There was a sharp clicking somewhere in the converter’s auxiliary apparatus. The blue force changed abruptly to deep purple. A new, staggering shock ran like lightning through Curt Newton’s swaying body.
It seemed to him that every cell of his brain and being was on fire. Sick and fainting, he reeled against the side of the chamber. The tinge of the projected force that bathed him was now altering to green. It was running through the spectrum in quick, sharp changes.
Captain Future realized dimly that each change was bringing into play a new frequency of unknown forces. Each alteration was patterned to break down the molecular and atomic structure of different elements of living cells, then remold them into new, strange patterns.
Curt seemed swimming in liquid fire, he felt as though he were breathing flame through his burning body. The wrenching at his body’s subtlest and deepest structure made him think that his very flesh was exploding.
The great waves of sickness and weakness that came over him began to dissipate. The fiery torment of his body passed into a strange tingling.
“Gods of space!” he heard Otho exclaim hoarsely.
Curt opened his eyes. He still stood in the chamber. But the spectrum-hued forces had reached the end of their gamut and had automatically cut off.
Captain Future looked down at himself.
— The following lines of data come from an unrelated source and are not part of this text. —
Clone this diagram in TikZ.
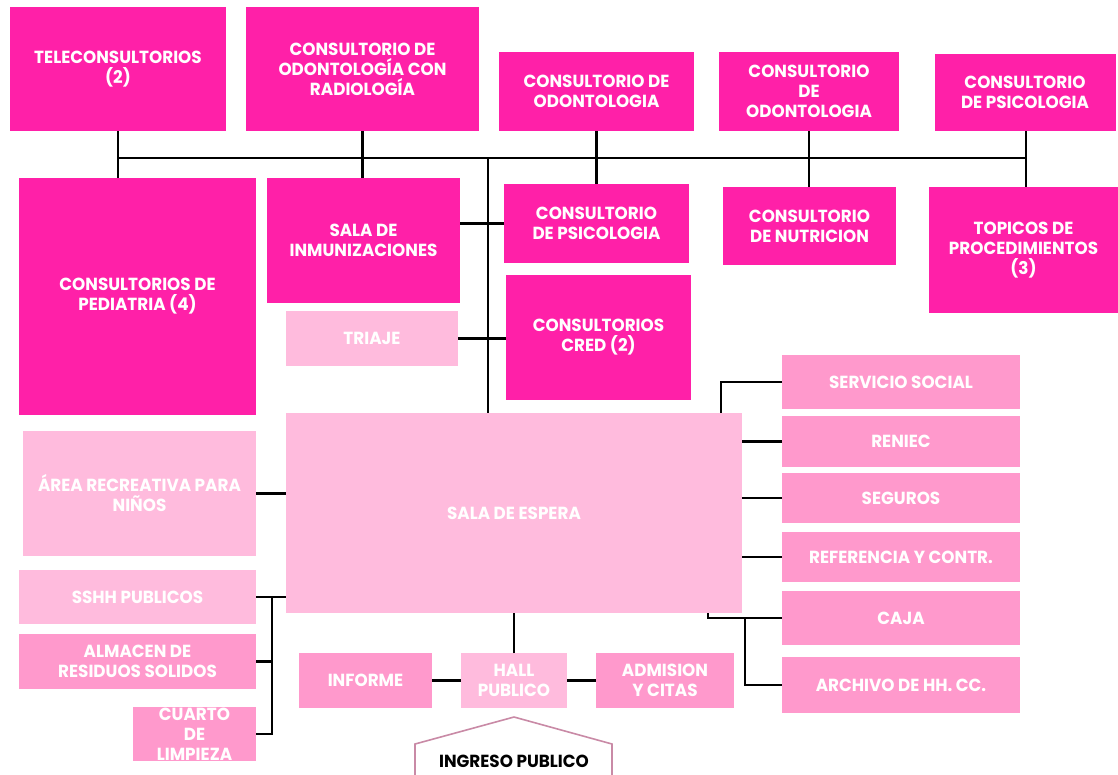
\documentclass[tikz,border=0pt]{standalone}
\usepackage{fontspec}
\setmainfont{Poppins}[FakeStretch=0.96]
\usetikzlibrary{calc}
\definecolor{hot}{RGB}{255,32,168}
\definecolor{mid}{RGB}{255,153,204}
\definecolor{lite}{RGB}{255,187,221}
\definecolor{mauve}{RGB}{201,138,166}
\begin{document}
\begin{tikzpicture}[x=1pt,y=-1pt,
  box/.style={inner sep=0pt, outer sep=0pt, align=center, text=white,
    font=\fontsize{17.5}{20}\selectfont\bfseries},
  hotbox/.style={box, fill=hot},
  midbox/.style={box, fill=mid},
  litebox/.style={box, fill=lite},
  conn/.style={draw=black, line width=2.4pt}
]
\useasboundingbox (0,0) rectangle (1118,774);
% top row
\node[hotbox, minimum width=216pt, minimum height=124pt] (tele) at (118,69) {TELECONSULTORIOS\\(2)};
\node[hotbox, minimum width=233pt, minimum height=124pt] (radio) at (362.5,69) {CONSULTORIO DE\\ODONTOLOGÍA CON\\RADIOLOGÍA};
\node[hotbox, minimum width=195pt, minimum height=79pt] (odon1) at (596.5,91.5) {CONSULTORIO DE\\ODONTOLOGIA};
\node[hotbox, minimum width=180pt, minimum height=79pt] (odon2) at (809,91.5) {CONSULTORIO\\DE\\ODONTOLOGIA};
\node[hotbox, minimum width=181pt, minimum height=77pt] (psico1) at (1025,92.5) {CONSULTORIO\\DE PSICOLOGIA};
% second row
\node[hotbox, minimum width=237pt, minimum height=237pt] (pedia) at (137.5,296.5) {CONSULTORIOS DE\\PEDIATRIA (4)};
\node[hotbox, minimum width=193pt, minimum height=125pt] (inmu) at (363.5,240.5) {SALA DE\\INMUNIZACIONES};
\node[litebox, minimum width=172pt, minimum height=55pt] (triaje) at (372,338.5) {TRIAJE};
\node[hotbox, minimum width=185pt, minimum height=79pt] (psico2) at (596.5,223.5) {CONSULTORIO\\DE PSICOLOGIA};
\node[hotbox, minimum width=173pt, minimum height=78pt] (nutri) at (809.5,226) {CONSULTORIO\\DE NUTRICION};
\node[hotbox, minimum width=189pt, minimum height=126pt] (topicos) at (1023.5,250) {TOPICOS DE\\PROCEDIMIENTOS\\(3)};
\node[hotbox, minimum width=185pt, minimum height=125pt] (cred) at (598.5,337.5) {CONSULTORIOS\\CRED (2)};
% sala
\node[litebox, minimum width=456pt, minimum height=200pt] (sala) at (514,513) {SALA DE ESPERA};
% right column
\node[midbox, minimum width=238pt, minimum height=54pt] (serv) at (901,382) {SERVICIO SOCIAL};
\node[midbox, minimum width=238pt, minimum height=51pt] (reniec) at (901,441.5) {RENIEC};
\node[midbox, minimum width=238pt, minimum height=50pt] (seguros) at (901,498) {SEGUROS};
\node[midbox, minimum width=238pt, minimum height=50pt] (refer) at (901,557) {REFERENCIA Y CONTR.};
\node[midbox, minimum width=238pt, minimum height=54pt] (caja) at (901,618) {CAJA};
\node[midbox, minimum width=238pt, minimum height=56pt] (archivo) at (901,685) {ARCHIVO DE HH. CC.};
% left column
\node[litebox, minimum width=233pt, minimum height=125pt] (recre) at (139.5,493.5) {ÁREA RECREATIVA PARA\\NIÑOS};
\node[litebox, minimum width=237pt, minimum height=54pt] (sshh) at (137.5,597) {SSHH PUBLICOS};
\node[midbox, minimum width=237pt, minimum height=55pt] (almacen) at (137.5,661.5) {ALMACEN DE\\RESIDUOS SOLIDOS};
\node[midbox, minimum width=123pt, minimum height=54pt] (cuarto) at (194.5,734) {CUARTO\\DE\\LIMPIEZA};
% bottom
\node[midbox, minimum width=133pt, minimum height=55pt] (informe) at (365.5,680.5) {INFORME};
\node[litebox, minimum width=106pt, minimum height=55pt] (hall) at (514,680.5) {HALL\\PUBLICO};
\node[midbox, minimum width=138pt, minimum height=55pt] (admision) at (665,680.5) {ADMISION\\Y CITAS};
% ingreso
\draw[draw=mauve, line width=1.6pt, fill=white] (415,790) -- (415,744) -- (514,717) -- (612,744) -- (612,790);
\node[font=\fontsize{17.5}{20}\selectfont\bfseries, text=black, inner sep=0pt] (ingreso) at (514,761) {INGRESO PUBLICO};
% connectors
\coordinate (busL) at (118,158);
\coordinate (busR) at (1026,158);
\coordinate (trunk) at (488,158);
\draw[conn] (busL) -- (busR);
\draw[conn] (tele.south) -- (tele.south |- pedia.north);
\draw[conn] (radio.south) -- (radio.south |- inmu.north);
\draw[conn] (odon1.south) -- (odon1.south |- psico2.north);
\draw[conn] (odon2.south) -- (odon2.south |- nutri.north);
\draw[conn] (busR |- psico1.south) -- (busR |- topicos.north);
\draw[conn] (trunk) -- (trunk |- sala.north);
\draw[conn] (psico2.west) -- (psico2.west -| inmu.east);
\draw[conn] (triaje.east) -- (triaje.east -| cred.west);
\coordinate (ss) at (721,413);
\draw[conn] (serv.west) -| (ss);
\draw[conn] (reniec.west) -- (reniec.west -| sala.east);
\draw[conn] (seguros.west) -- (seguros.west -| sala.east);
\draw[conn] (refer.west) -- (refer.west -| sala.east);
\coordinate (cj) at (708,613);
\draw[conn] (cj) |- (caja.west);
\coordinate (cjb) at (745,618);
\draw[conn] (cjb) |- (archivo.west);
\draw[conn] (recre.east) -- (recre.east -| sala.west);
\draw[conn] (sshh.east) -- (sshh.east -| sala.west);
\coordinate (lv) at (272,597);
\draw[conn] (lv) |- (cuarto.east);
\draw[conn] (lv |- almacen.east) -- (almacen.east);
\draw[conn] (hall.north) -- (hall.north |- sala.south);
\draw[conn] (informe.east) -- (hall.west);
\draw[conn] (hall.east) -- (admision.west);
\end{tikzpicture}
\end{document}
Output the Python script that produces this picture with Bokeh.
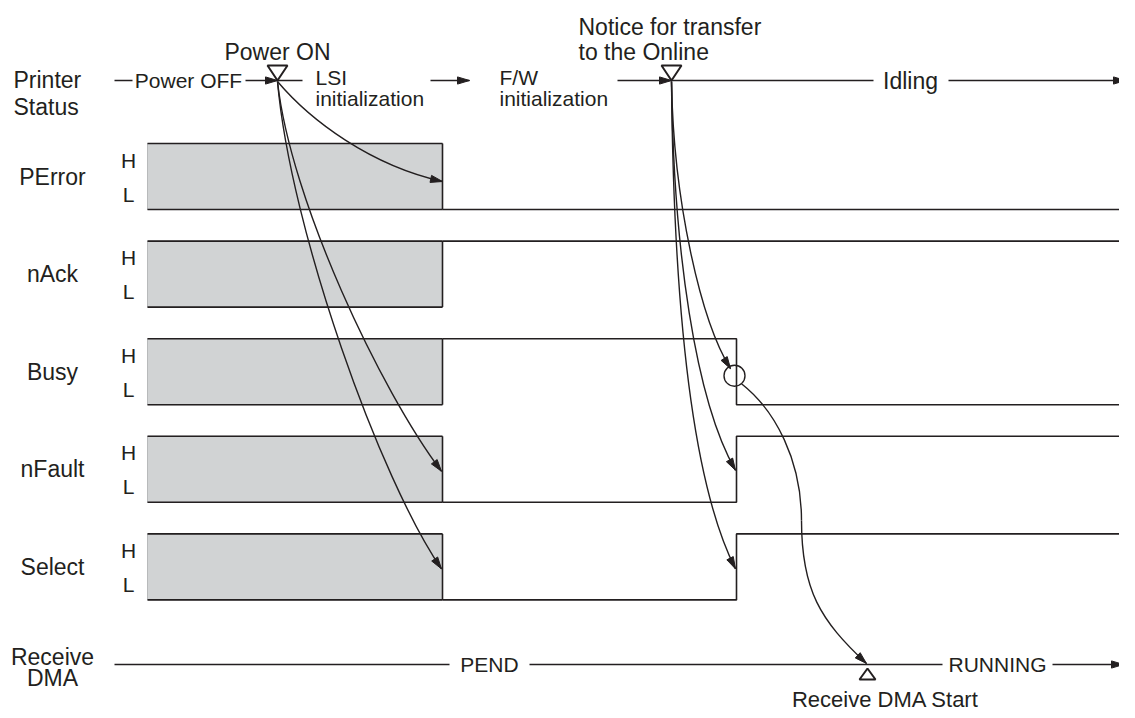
import math
from bokeh.plotting import figure
from bokeh.models import Range1d
from bokeh.core.properties import value
from bokeh.embed import file_html
from bokeh.resources import INLINE

# ---------------- data ----------------
signals = ["PError", "nAck", "Busy", "nFault", "Select"]
state_after_init = ["L", "H", "H", "L", "L"]      # level after LSI init
state_after_online = ["L", "H", "L", "H", "H"]    # level after "online" notice

# event times (time axis, arbitrary units)
t_trace_start = 147
t_power_on = 277
t_lsi_done = 442
t_fw_start = 469
t_online = 671
t_signals_change = 736
t_dma_start = 867
t_end = 1128

status_phases = ["Power OFF", "LSI", "initialization", "F/W", "initialization", "Idling"]
dma_phases = ["PEND", "RUNNING"]
event_labels = ["Power ON", "Notice for transfer", "to the Online", "Receive DMA Start"]

# ---------------- styling / layout ----------------
INK = "#231f20"
GRAY = "#d1d3d4"
FONT = value("Liberation Sans")
BIG = "23px"
SMALL = "21px"

STATUS_Y = 80
ROW0 = 143
ROW_STEP = 97.6
ROW_H = 66
DMA_Y = 664

p = figure(width=1119, height=710, output_backend="svg", toolbar_location=None,
           x_range=Range1d(0, 1119), y_range=Range1d(710, 0),
           x_axis_type=None, y_axis_type=None, min_border=0,
           outline_line_color=None, background_fill_color="white")
p.grid.visible = False


def txt(x, y, s, size=BIG, align="left", base="alphabetic"):
    p.text(x=[x], y=[y], text=[s], text_font=FONT, text_font_size=size,
           text_align=align, text_baseline=base, text_color=INK)


def head(tipx, tipy, fromx, fromy, L=12, W=3.6):
    dx, dy = tipx - fromx, tipy - fromy
    n = math.hypot(dx, dy)
    ux, uy = dx / n, dy / n
    bx, by = tipx - ux * L, tipy - uy * L
    p.patch([tipx, bx - uy * W, bx + uy * W], [tipy, by + ux * W, by - ux * W],
            fill_color=INK, line_color=INK, line_width=1)


def hline(x0, x1, y, arrow=False, lw=1.6):
    p.line([x0, x1], [y, y], line_color=INK, line_width=lw)
    if arrow:
        head(x1, y, x0, y)


def curve(s, c0, c1, e, arrow=True, lw=1.4):
    p.bezier(x0=[s[0]], y0=[s[1]], x1=[e[0]], y1=[e[1]],
             cx0=[c0[0]], cy0=[c0[1]], cx1=[c1[0]], cy1=[c1[1]],
             line_color=INK, line_width=lw)
    if arrow:
        head(e[0], e[1], c1[0], c1[1])


def tri_down(x, y):
    p.patch([x - 10, x + 10, x], [y - 15, y - 15, y], fill_color="white",
            line_color=INK, line_width=2)


def tri_up(x, y):
    p.patch([x - 8, x + 8, x], [y + 11, y + 11, y], fill_color="white",
            line_color=INK, line_width=2)


# ---------------- Printer status row ----------------
txt(13, 79, "Printer")
txt(13, 106, "Status")
hline(114, 132, STATUS_Y)
txt(188, STATUS_Y, status_phases[0], SMALL, "center", "middle")
hline(245, t_power_on, STATUS_Y, arrow=True)
hline(t_power_on, 302, STATUS_Y)
txt(315, 77, status_phases[1], SMALL)
txt(315, 98, status_phases[2], SMALL)
hline(430, t_fw_start, STATUS_Y, arrow=True)
txt(499, 77, status_phases[3], SMALL)
txt(499, 98, status_phases[4], SMALL)
hline(617, t_online, STATUS_Y, arrow=True)
hline(t_online, 873, STATUS_Y)
txt(910, STATUS_Y, status_phases[5], BIG, "center", "middle")
hline(948, 1125, STATUS_Y, arrow=True)

txt(t_power_on, 51, event_labels[0], BIG, "center")
txt(578, 26, event_labels[1])
txt(578, 51, event_labels[2])

# ---------------- signal rows ----------------
for i, name in enumerate(signals):
    top = ROW0 + i * ROW_STEP
    bot = top + ROW_H
    lvl = {"H": top, "L": bot}
    # unknown-state box
    p.quad(left=[t_trace_start], right=[t_lsi_done], top=[top], bottom=[bot],
           fill_color=GRAY, line_color="#b8babb", line_width=1)
    p.multi_line(xs=[[t_trace_start, t_lsi_done], [t_trace_start, t_lsi_done],
                     [t_lsi_done, t_lsi_done]],
                 ys=[[top, top], [bot, bot], [top, bot]],
                 line_color=INK, line_width=1.6)
    # waveform
    y1 = lvl[state_after_init[i]]
    y2 = lvl[state_after_online[i]]
    p.line([t_lsi_done, t_signals_change, t_signals_change, t_end],
           [y1, y1, y2, y2], line_color=INK, line_width=1.6)
    # labels
    txt(52, (top + bot) / 2, name, BIG, "center", "middle")
    txt(128, top + 16.5, "H", SMALL, "center", "middle")
    txt(128, bot - 15.5, "L", SMALL, "center", "middle")

# ---------------- Receive DMA row ----------------
txt(52, 656, "Receive", BIG, "center")
txt(52, 677, "DMA", BIG, "center")
hline(114, 449, DMA_Y)
txt(489, DMA_Y, dma_phases[0], SMALL, "center", "middle")
hline(529, 942, DMA_Y)
txt(997, DMA_Y, dma_phases[1], SMALL, "center", "middle")
hline(1052, 1123, DMA_Y, arrow=True)
tri_up(t_dma_start, DMA_Y + 4)
txt(885, 699, event_labels[3], "22px", "center")

# ---------------- causality arrows ----------------
busy_y = ROW0 + 2 * ROW_STEP
pe_top = ROW0
sx, sy = t_power_on, STATUS_Y + 1
curve((sx, sy), (310, 120), (370, 165), (t_lsi_done, pe_top + 38))
curve((sx, sy), (290, 200), (380, 390), (t_lsi_done - 1, ROW0 + 3 * ROW_STEP + 35))
curve((sx, sy), (290, 230), (380, 480), (t_lsi_done - 1, ROW0 + 4 * ROW_STEP + 35))

ox, oy = t_online, STATUS_Y + 1
curve((ox, oy), (673, 200), (700, 320), (t_signals_change - 6, busy_y + 30))
curve((ox, oy), (673, 250), (695, 400), (t_signals_change - 1, ROW0 + 3 * ROW_STEP + 34))
curve((ox, oy), (673, 300), (690, 480), (t_signals_change - 1, ROW0 + 4 * ROW_STEP + 35))

# circle on Busy falling edge
p.scatter(x=[t_signals_change - 2], y=[busy_y + 37], marker="circle", size=21,
          fill_color=None, line_color=INK, line_width=1.4)

# Busy -> Receive DMA start
curve((741, busy_y + 45), (775, 410), (801, 460), (801, 520), arrow=False)
curve((801, 520), (801, 590), (820, 620), (t_dma_start - 1, DMA_Y - 1))

# redraw event triangles on top
tri_down(t_power_on, STATUS_Y)
tri_down(t_online, STATUS_Y)

open("out.html", "w").write(file_html(p, INLINE))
His whole body glowed! It shone with brilliant electric radiance that matched the uncanny tingling which he felt in every fiber.
“I’ve done it,” he said huskily as he staggered out of the copper chamber. “I’m a Cometae —”
He swayed from sick weakness. Instinctively, Otho leaped forward to support him.
But as Otho’s hand touched him, the android recoiled with a cry of pain. His arm hung limp, paralyzed by the electric shock of contact with Curt’s shining body.